Scottie Scheffler, Brooks Koepka, Xander Schauffele, Patrick Cantlay, and the rest of the 2023 U.S. Ryder Cup team didn't get embarrassed in Italy because their minds were focused on collecting a paycheck instead of beating Team Europe.
I can accept the idea that the Ryder Cup may mean "so much more" to European players throughout their careers. I also agree that Ryder Cup players shouldn't be paid, but for McIlroy to suggest the event means more because Team Europe doesn't want to be paid is ridiculous.
The Ryder Cup means just as much to the U.S. team and its fans when the event rolls around every other year, and it's time to put a peg in the ground.
Players on the U.S. team being paid won't hurt the team's desire to defeat Team Europe.

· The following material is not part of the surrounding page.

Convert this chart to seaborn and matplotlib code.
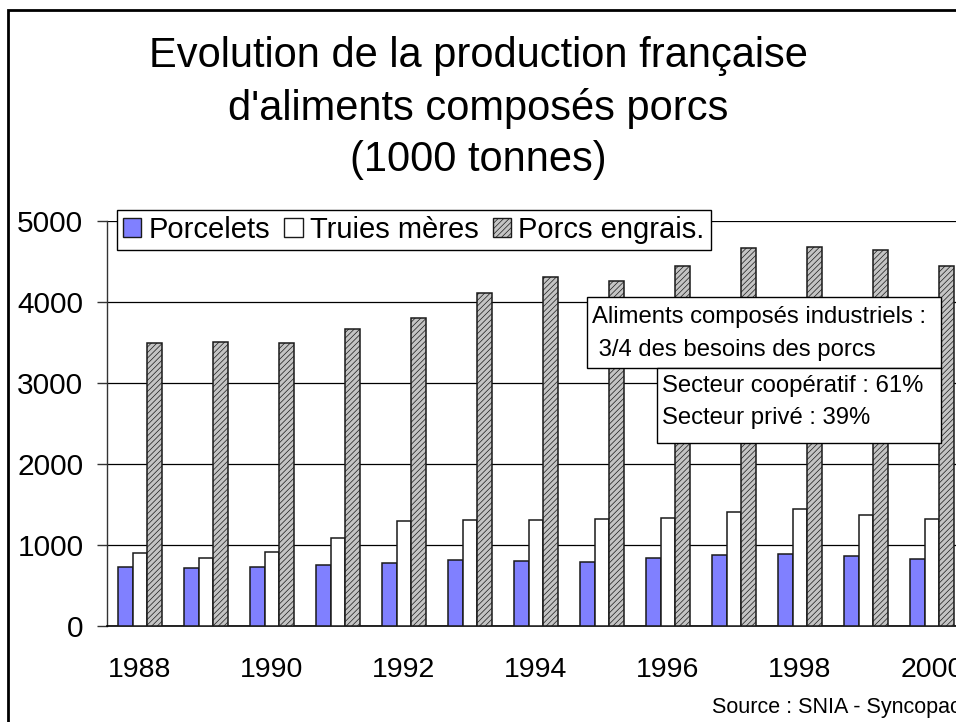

In fact, you could argue any distractions there may have been surrounding the topic are now gone. U.S. Ryder Cup players potentially being paid has been a talking point for decades, even Tiger Woods expressed his desire for players to be paid in 1999.
As for McIlroy, he's earned the right to speak for Team Europe as a whole, but if he doesn't think plenty of his teammates in both the past and future wanted to get paid for competing in the Ryder Cup then he's not living in reality.
Then again, he's not really living in reality, at least not one most know. He's made $91 million on the PGA Tour alone, he may not care about a $400,000 paycheck to play in the "exhibition," but others sure do.